Why is Dunce Cap triangle homotopy equivalent to $S^1$.
Yes, maybe it is not the correct expression, but i mean that the dunce cap can be represented as a quotient space of a triangle by identifying the 3 sides as pictured below (1. picture from left).
and if you consider only the edges, this should be homotopy equivalent to $S^1$, and i ask, if my ''transformation'' in the picture is correct.
On
The term Dunce Cap is usually applied to the adjunction space $S^1 \cup_f D^2$ where the disc $D^2$ is attached to the circle $S^1$ by a map which we can write $a +a -a$ But $$a +a -a\simeq a+(a-a)\simeq a+0 \simeq a,$$ so $f$ is homotopic to the identity map $i: S^1 \to S^1$. So the Dunce Cap as defined here is homotopy equivalent to $S^1 \cup_i D^2$, which is clearly homeomorphic to $D^2$, and so is contractible. See p. 295 of Topology and Groupoids. I think this is what you mean by your argument, which has caught the essential idea.
You might like a picture (from the above book) of the identifications up to the last stage:
The next stage is to identify the two arrowed circles. I have made this in plasticine.

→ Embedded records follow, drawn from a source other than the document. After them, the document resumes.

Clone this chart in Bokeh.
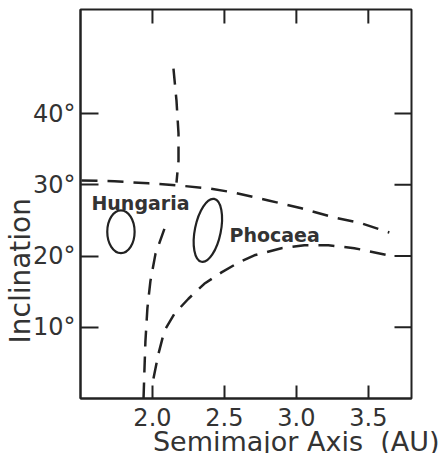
import math
from bokeh.plotting import figure
from bokeh.models import LinearAxis, FixedTicker, Label, Range1d, Title
from bokeh.embed import file_html
from bokeh.resources import INLINE

# ---- data ----
x_ticks = [2.0, 2.5, 3.0, 3.5]
x_tick_labels = ["2.0", "2.5", "3.0", "3.5"]
y_ticks = [10, 20, 30, 40]
y_tick_labels = ["10°", "20°", "30°", "40°"]

upper_a = [1.507, 1.736, 1.972, 2.181, 2.389, 2.569, 2.806, 3.035, 3.264, 3.451, 3.646]
upper_i = [30.6, 30.5, 30.2, 29.9, 29.5, 28.9, 27.8, 26.7, 25.4, 24.6, 23.3]

lower_a = [2.007, 2.042, 2.083, 2.153, 2.25, 2.36, 2.48, 2.60, 2.708, 2.896, 3.056, 3.222, 3.403, 3.639]
lower_i = [2.8, 6.3, 9.5, 11.9, 14.0, 16.1, 17.7, 19.1, 20.1, 21.1, 21.5, 21.5, 21.1, 20.1]

left_a = [1.938, 1.944, 1.951, 1.965, 1.986, 2.021, 2.083]
left_i = [0.0, 3.8, 8.0, 12.7, 16.5, 20.3, 23.8]

vert_a = [2.146, 2.167, 2.181, 2.181, 2.167]
vert_i = [46.3, 41.8, 37.2, 33.4, 30.3]

family_names = ["Hungaria", "Phocaea"]
family_a = [1.781, 2.385]
family_i = [23.4, 23.6]
family_w = [0.19, 0.18]
family_h = [6.0, 9.0]
family_angle = [0.0, -0.2]

X_MIN, X_MAX = 1.5, 3.8
Y_MIN, Y_MAX = 0.0, 54.6

INK = "#222222"
TXT = "#333333"
FONT = "DejaVu Sans"

p = figure(width=446, height=453, output_backend="svg", toolbar_location=None,
           x_range=Range1d(X_MIN, X_MAX), y_range=Range1d(Y_MIN, Y_MAX),
           min_border_left=80, min_border_right=35, min_border_top=9, min_border_bottom=55,
           x_axis_location=None, y_axis_location=None)
p.grid.visible = False
p.outline_line_color = INK
p.outline_line_width = 2
p.outline_line_alpha = 1
p.background_fill_color = "white"
p.border_fill_color = "white"

def style_axis(ax, ticks, labels, tick_in):
    ax.ticker = FixedTicker(ticks=ticks)
    ax.major_tick_in = tick_in
    ax.major_tick_out = 0
    ax.minor_tick_line_color = None
    ax.major_tick_line_width = 2
    ax.major_tick_line_color = INK
    ax.axis_line_width = 2
    ax.axis_line_color = INK
    ax.major_label_overrides = {t: l for t, l in zip(ticks, labels)}
    ax.major_label_text_font = FONT
    ax.major_label_text_font_size = "24px"
    ax.major_label_text_color = TXT

bottom = LinearAxis()
style_axis(bottom, x_ticks, x_tick_labels, 13)
bottom.major_label_standoff = 9
p.add_layout(bottom, "below")

left = LinearAxis()
style_axis(left, y_ticks, y_tick_labels, 18)
left.major_label_standoff = 5
p.add_layout(left, "left")

# inner ticks on the top and right edges
p.ray(x=x_ticks, y=[Y_MAX] * len(x_ticks), length=14, length_units="screen",
      angle=-math.pi / 2, line_color=INK, line_width=2)
p.ray(x=[X_MAX] * len(y_ticks), y=y_ticks, length=17, length_units="screen",
      angle=math.pi, line_color=INK, line_width=2)

dash = "16 10"
for xs, ys in [(upper_a, upper_i), (lower_a, lower_i), (left_a, left_i), (vert_a, vert_i)]:
    p.line(xs, ys, line_color=INK, line_width=2.5, line_dash=dash)

p.ellipse(x=family_a, y=family_i, width=family_w, height=family_h, angle=family_angle,
          fill_color=None, line_color=INK, line_width=2.2)

p.add_layout(Label(x=1.576, y=27.4, text=family_names[0], text_font=FONT,
                   text_font_size="19px", text_font_style="bold", text_color=TXT,
                   text_align="left", text_baseline="alphabetic"))
p.add_layout(Label(x=2.535, y=22.9, text=family_names[1], text_font=FONT,
                   text_font_size="19px", text_font_style="bold", text_color=TXT,
                   text_align="left", text_baseline="alphabetic"))

# axis titles
xt = Title(text="Semimajor Axis\u00a0\u00a0(AU)", align="right", offset=-28, standoff=-10,
           text_font=FONT, text_font_size="27px", text_font_style="normal", text_color=TXT)
p.add_layout(xt, "below")
yt = Title(text="Inclination", align="left", offset=55, standoff=-14,
           text_font=FONT, text_font_size="28px", text_font_style="normal", text_color=TXT)
p.add_layout(yt, "left")

open("out.html", "w").write(file_html(p, INLINE))
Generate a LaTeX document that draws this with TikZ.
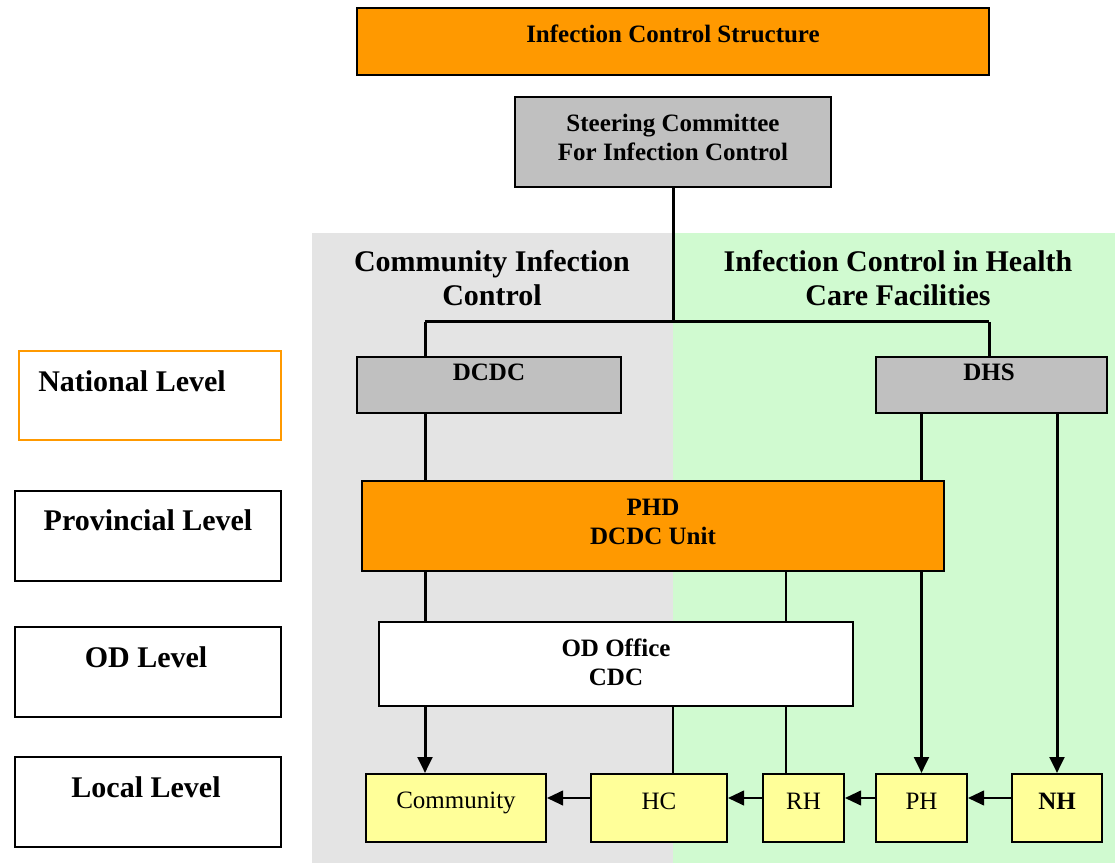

Your proof looks good and would be accepted by anyone reasonable marking it. (Perhaps throw in some words as well so that the reader is clear about what the image means.)
As far as a rigorous proof goes. I would start by showing that the space, let us call it $D$, is compact (it's the continuous image of a compact space so is compact) and that $D$ is a topological manifold. This can be seen by noting that each of the vertices are mapped to the same point in the quotient and a small neighbourhood of this point is homeomorphic to an open interval. The image of the points on the interior of the edges also clearly have a small neighbourhood homeomorphic to an open interval. It follows that $D$ is a compact connected topological $1$-dimensional manifold without boundary and so can only be a circle up to homeomorphism.
This proof is obviously overkill (and uses a fairly strong theorem - $1$-manifolds are disjoint unions of circles and real lines) and a picture really is the best way to go here. I am still slightly concerned why you mention the weaker result that $D$ is homotopy equivalent to $S^1$. Is it possible you really want to show that the 'punctured dunce cap' is homotopy equivalent to the circle?